DOL Sued over Fiduciary Rule

One of the questions that I am repeatedly asked is whether the Department of Labor overreached their rulemaking capability by applying their new fiduciary rule to Individual Retirement Accounts (IRAs). I always tell people that will be for the courts to decide. Now, it looks like they will.

The Chamber of Commerce, its affiliates, and security trade groups filed a lawsuit against the Department of Labor’s attempt to stretch their definition of a fiduciary to IRAs in a Texas district court.  The argument of course is that IRAs aren’t covered by the Employee Retirement Income Security Act of 1974 (ERISA).

Every plaintiff who thinks they are aggrieved are entitled to their day in court, but challenging an administrative agency in its rulemaking has a high burden. From my limited knowledge of administrative law, I know that the plaintiffs will have to show that the DOL was arbitrary and capricious in applying the fiduciary definition to IRAs. I believe there is enough leeway within the framework of ERISA to apply a fiduciary definition to IRAs since there is a tangential relationship between IRAs and employer sponsored retirement plans (rollovers, anyone?). In addition, the rulemaking process to change the fiduciary definition has taken 6 years, so it’s hard to show that the DOL’s lengthy rulemaking process is arbitrary and capricious when the public and these industry groups had enough time to challenge the rule.

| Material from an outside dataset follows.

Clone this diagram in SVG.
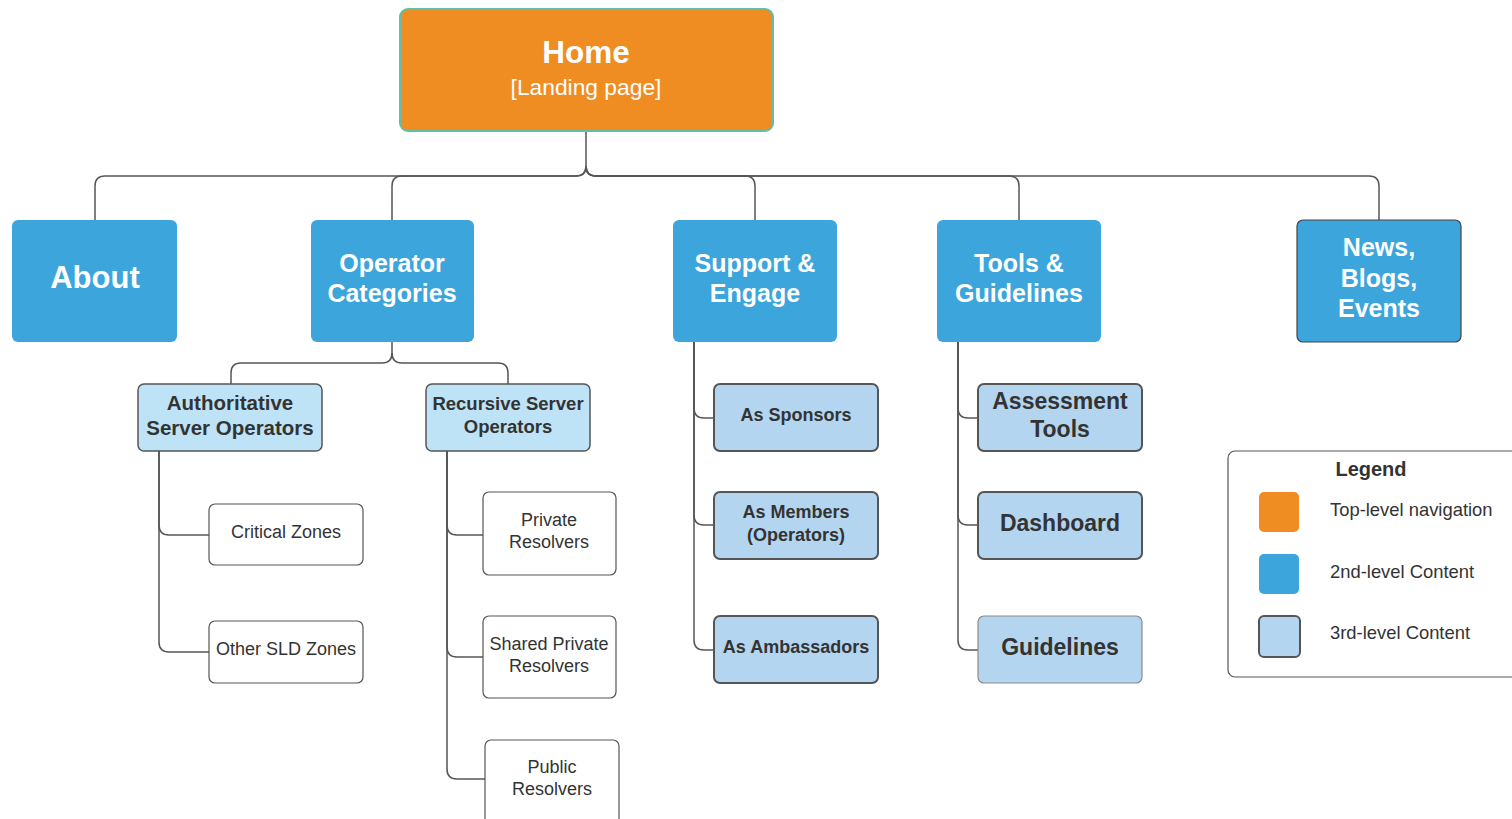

I won’t say that the arguments against applying the rule are weak because District Courts are a funny thing when it comes to decisions. There is an obvious reason why the case was filed in Texas rather than let’s say, New York. The plaintiffs went forum shopping to get a District judge that will apply a strict reading of the rule and the DOL’s relationship to guidance over IRAs. This litigation process will take some time.